Mastery Learning Standards
The required skills a student should display by the end of Grade 10.
Communication
  • Learners understand, interpret

    Checkpoint B

    Students listen to, read, or watch material on different topics in the target language and show they understood what it meant, not just what it said.

  • Learners interact and negotiate meaning in spoken, signed

    Checkpoint B

    Students hold back-and-forth conversations in the language they're learning, asking questions, reacting, and sharing opinions until both sides understand each other.

  • Learners present information, concepts

    Checkpoint B

    Students prepare and deliver presentations on a range of topics, choosing words, visuals, or media that fit their audience, whether speaking to classmates, writing for readers, or sharing a video.

Cultures
  • Learners use the language to investigate, explain

    Checkpoint B

    Students look at everyday habits and traditions in the cultures they're studying, then explain in the target language why people do things that way. The goal is connecting what people do to what they believe or value.
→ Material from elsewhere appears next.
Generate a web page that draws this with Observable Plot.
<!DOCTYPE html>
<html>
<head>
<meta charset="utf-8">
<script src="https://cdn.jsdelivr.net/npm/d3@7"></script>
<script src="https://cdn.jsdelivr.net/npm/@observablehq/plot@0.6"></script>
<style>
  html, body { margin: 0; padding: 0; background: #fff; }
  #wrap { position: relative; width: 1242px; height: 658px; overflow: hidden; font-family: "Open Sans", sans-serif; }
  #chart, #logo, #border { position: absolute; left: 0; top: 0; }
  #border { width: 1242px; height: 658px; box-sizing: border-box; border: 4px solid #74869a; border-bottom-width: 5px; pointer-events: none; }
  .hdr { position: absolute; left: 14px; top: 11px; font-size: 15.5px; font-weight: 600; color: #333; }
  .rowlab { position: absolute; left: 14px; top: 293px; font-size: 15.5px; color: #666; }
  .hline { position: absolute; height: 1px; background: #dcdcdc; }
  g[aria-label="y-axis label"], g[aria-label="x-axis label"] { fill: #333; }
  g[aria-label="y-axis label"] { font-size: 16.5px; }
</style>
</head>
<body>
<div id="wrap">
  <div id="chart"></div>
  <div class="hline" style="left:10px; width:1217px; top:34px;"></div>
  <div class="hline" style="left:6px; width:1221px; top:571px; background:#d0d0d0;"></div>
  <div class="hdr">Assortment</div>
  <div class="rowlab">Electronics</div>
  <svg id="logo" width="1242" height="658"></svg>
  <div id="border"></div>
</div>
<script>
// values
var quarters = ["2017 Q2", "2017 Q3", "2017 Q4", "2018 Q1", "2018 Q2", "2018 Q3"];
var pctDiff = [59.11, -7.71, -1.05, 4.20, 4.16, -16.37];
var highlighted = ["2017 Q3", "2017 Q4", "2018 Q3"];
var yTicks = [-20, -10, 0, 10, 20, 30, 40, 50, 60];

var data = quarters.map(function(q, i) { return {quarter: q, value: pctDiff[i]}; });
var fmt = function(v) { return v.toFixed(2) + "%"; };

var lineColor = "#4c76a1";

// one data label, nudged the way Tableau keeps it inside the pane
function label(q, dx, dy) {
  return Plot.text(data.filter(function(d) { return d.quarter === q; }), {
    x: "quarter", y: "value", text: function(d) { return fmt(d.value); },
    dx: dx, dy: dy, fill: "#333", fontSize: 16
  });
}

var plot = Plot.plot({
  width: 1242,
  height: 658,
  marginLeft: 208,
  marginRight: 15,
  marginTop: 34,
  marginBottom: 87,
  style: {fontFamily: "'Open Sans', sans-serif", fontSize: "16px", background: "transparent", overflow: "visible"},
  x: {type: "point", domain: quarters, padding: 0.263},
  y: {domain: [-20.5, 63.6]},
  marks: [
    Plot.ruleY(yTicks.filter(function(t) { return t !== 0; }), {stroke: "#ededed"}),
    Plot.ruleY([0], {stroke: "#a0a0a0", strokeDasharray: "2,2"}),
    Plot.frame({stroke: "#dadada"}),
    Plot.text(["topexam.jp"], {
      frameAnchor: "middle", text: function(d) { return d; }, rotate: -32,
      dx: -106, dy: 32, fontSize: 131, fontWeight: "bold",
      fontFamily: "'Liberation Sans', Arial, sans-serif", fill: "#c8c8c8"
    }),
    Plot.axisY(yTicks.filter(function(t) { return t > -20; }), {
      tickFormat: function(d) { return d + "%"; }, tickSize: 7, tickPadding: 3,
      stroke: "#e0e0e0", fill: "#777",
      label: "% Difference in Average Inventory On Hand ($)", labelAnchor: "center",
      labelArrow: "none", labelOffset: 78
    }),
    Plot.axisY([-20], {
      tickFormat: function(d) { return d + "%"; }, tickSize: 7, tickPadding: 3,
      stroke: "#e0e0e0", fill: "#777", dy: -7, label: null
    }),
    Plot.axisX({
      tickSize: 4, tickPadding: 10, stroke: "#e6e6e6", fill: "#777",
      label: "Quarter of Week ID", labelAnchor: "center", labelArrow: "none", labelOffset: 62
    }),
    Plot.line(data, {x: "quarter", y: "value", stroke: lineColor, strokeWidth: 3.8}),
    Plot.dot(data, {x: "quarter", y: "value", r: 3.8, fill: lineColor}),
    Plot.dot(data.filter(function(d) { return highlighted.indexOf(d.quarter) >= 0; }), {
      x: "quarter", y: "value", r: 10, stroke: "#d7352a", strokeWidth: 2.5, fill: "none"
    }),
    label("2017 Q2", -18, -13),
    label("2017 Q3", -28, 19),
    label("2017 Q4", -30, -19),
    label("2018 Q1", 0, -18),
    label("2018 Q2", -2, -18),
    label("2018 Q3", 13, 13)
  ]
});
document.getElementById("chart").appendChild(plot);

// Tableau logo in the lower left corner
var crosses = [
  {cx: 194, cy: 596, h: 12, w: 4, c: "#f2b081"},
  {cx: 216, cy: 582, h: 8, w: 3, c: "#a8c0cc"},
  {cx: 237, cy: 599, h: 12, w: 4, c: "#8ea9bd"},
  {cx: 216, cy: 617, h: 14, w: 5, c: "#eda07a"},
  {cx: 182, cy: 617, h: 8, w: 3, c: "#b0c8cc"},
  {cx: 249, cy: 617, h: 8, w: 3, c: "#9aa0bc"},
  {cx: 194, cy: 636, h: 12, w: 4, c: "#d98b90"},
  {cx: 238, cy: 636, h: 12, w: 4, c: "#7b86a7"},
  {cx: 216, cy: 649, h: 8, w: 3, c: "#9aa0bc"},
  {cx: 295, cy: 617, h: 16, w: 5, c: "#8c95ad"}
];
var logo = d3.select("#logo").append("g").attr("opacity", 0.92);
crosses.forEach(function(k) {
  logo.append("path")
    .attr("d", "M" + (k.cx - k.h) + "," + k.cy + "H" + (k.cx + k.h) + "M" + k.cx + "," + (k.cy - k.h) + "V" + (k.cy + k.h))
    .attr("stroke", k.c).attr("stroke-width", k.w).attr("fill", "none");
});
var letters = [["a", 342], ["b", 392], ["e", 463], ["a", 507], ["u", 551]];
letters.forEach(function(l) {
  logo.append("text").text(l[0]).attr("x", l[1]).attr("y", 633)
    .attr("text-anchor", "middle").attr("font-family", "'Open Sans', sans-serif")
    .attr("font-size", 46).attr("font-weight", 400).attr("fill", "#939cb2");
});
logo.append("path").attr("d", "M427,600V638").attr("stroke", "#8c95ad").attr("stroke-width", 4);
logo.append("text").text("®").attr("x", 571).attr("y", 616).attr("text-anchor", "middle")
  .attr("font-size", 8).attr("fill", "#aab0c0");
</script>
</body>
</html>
  • Learners use the language to investigate, explain

    Checkpoint B

    Students explore how everyday objects, foods, and traditions from another culture connect to the beliefs and values behind them, then explain what those connections reveal about how people in that culture see the world.

Connections
  • Learners build, reinforce

    Checkpoint B

    Students use the language they're learning to explore topics from other subjects, like science or history. Working across subjects sharpens how they think and helps them solve problems in new ways.
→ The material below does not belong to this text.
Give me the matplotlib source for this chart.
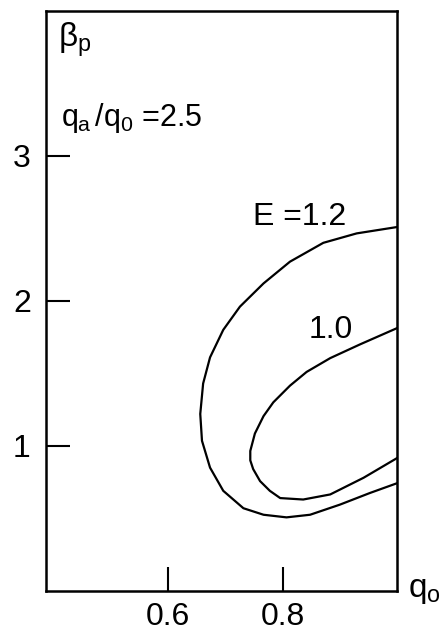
import matplotlib
matplotlib.use("Agg")
import matplotlib.pyplot as plt

# contour E = 1.2 (traced from upper right end round to lower right end)
e12_q = [1.0, 0.928, 0.870, 0.812, 0.766, 0.725, 0.696, 0.673, 0.661, 0.656,
         0.659, 0.673, 0.696, 0.731, 0.766, 0.806, 0.847, 0.899, 0.951, 1.0]
e12_beta = [2.51, 2.465, 2.40, 2.27, 2.12, 1.96, 1.80, 1.61, 1.43, 1.22,
            1.035, 0.85, 0.69, 0.57, 0.525, 0.507, 0.525, 0.595, 0.675, 0.745]

# contour E = 1.0
e10_q = [1.0, 0.934, 0.882, 0.841, 0.812, 0.783, 0.766, 0.751, 0.743,
         0.743, 0.748, 0.76, 0.777, 0.795, 0.835, 0.882, 0.94, 1.0]
e10_beta = [1.815, 1.70, 1.605, 1.51, 1.415, 1.30, 1.205, 1.085, 0.965,
            0.90, 0.84, 0.757, 0.69, 0.64, 0.63, 0.665, 0.78, 0.92]

x_ticks = [0.6, 0.8]
y_ticks = [1, 2, 3]

plt.rcParams["font.family"] = ["Liberation Sans", "DejaVu Sans"]
plt.rcParams["mathtext.fontset"] = "custom"
plt.rcParams["mathtext.rm"] = "Liberation Sans"
plt.rcParams["mathtext.it"] = "Liberation Sans"

fig = plt.figure(figsize=(4.48, 6.34), dpi=100)
ax = fig.add_axes([0.103, 0.068, 0.783, 0.915])

ax.plot(e12_q, e12_beta, color="black", lw=1.6)
ax.plot(e10_q, e10_beta, color="black", lw=1.6)

ax.set_xlim(0.388, 0.998)
ax.set_ylim(0, 4.0)
ax.set_xticks(x_ticks)
ax.set_xticklabels(["0.6", "0.8"])
ax.set_yticks(y_ticks)
ax.set_yticklabels(["1", "2", "3"])
ax.tick_params(direction="in", length=17, width=1.5, labelsize=23)
ax.tick_params(axis="x", pad=8)
ax.tick_params(axis="y", pad=11)
for s in ax.spines.values():
    s.set_linewidth(1.8)

ax.text(0.409, 3.80, r"$\beta_p$", fontsize=24, va="center")
ax.text(0.414, 3.26, r"$q_a\,/q_0$ =2.5", fontsize=22, va="center")
ax.text(0.748, 2.58, "E =1.2", fontsize=23, va="center")
ax.text(0.845, 1.80, "1.0", fontsize=23, va="center")
ax.text(1.018, 0.0, r"$q_o$", fontsize=24, va="center")

fig.savefig("out.png", dpi=100)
  • Learners access and evaluate information and diverse perspectives that are…

    Checkpoint B

    Students read, watch, or listen to real materials in the language they are learning, then judge how reliable or useful each source is. The goal is to understand viewpoints that only come through that language and culture.

Comparisons
  • Learners use the language to investigate, explain

    Checkpoint B

    Students notice how the language they are learning works differently from their own, then use those differences to understand both languages better.

  • Learners use the language to investigate, explain

    Checkpoint B

    Students compare their own cultural practices and beliefs with those of the language they are studying. They explain what is similar, what is different, and what those differences reveal about how people live.

Communities
  • Learners use the language both within and beyond the classroom to interact and…

    Checkpoint B

    Students use what they learn in language class to talk and work with people outside school, including people from other countries and cultures.

  • Learners set goals and reflect on their progress in using languages for…

    Checkpoint B

    Students practice setting a language-learning goal, then look back at how far they've come. The focus is on using a new language in real life, not just for class.

Common Questions
  • What should students be able to do in the language by this point?

    Students should hold short conversations on familiar topics like school, family, food, and weekend plans. They can read simple texts, write short paragraphs, and give brief talks with some preparation. Mistakes are still common, but the meaning usually comes through.

  • How can families help at home if no one speaks the language?

    Ask students to teach a few words at dinner, label items around the house, or narrate a daily routine out loud. Short, regular practice beats long sessions. Streaming a show with subtitles in the language for ten minutes also helps the ear adjust.

  • How much vocabulary should students know by the end of the year?

    Students should handle common topics such as school, home, food, travel, health, and free time. The exact word count matters less than being able to recombine known words to say something new. Recycling vocabulary across units helps it stick.

  • What does cultural learning look like at this level?

    Students go beyond holidays and foods. They start to notice why people in a culture do things a certain way, such as how meals are shared or how people greet elders. Comparing those patterns to their own life is part of the work.

  • How should the year be sequenced across the six goal areas?

    Most teachers anchor each unit in a communication theme, then layer in culture, a cross-subject connection, and a comparison to English. Communities work fits well at the end of a unit through a project, pen pal, or community interview.

  • My child says class is all memorisation. Is that normal?

    Some memorisation is part of building vocabulary, but most class time should involve listening, speaking, reading, or writing for a real purpose. If practice at home feels like only flashcards, ask the teacher for a short reading or listening task to balance it.

  • How do teachers know a student is ready for the next level?

    Look for students who can keep a conversation going on familiar topics, handle a simple unexpected question, and write a short paragraph with connected sentences. Pronunciation does not need to be perfect. Confidence and recovery when stuck matter more than accuracy on every word.

  • How can students keep using the language outside of class?

    Short daily exposure works best. Follow a creator, listen to music, read a recipe, or message a pen pal in the language for a few minutes a day. Setting one small goal, such as ordering food or writing a caption, gives the practice a point.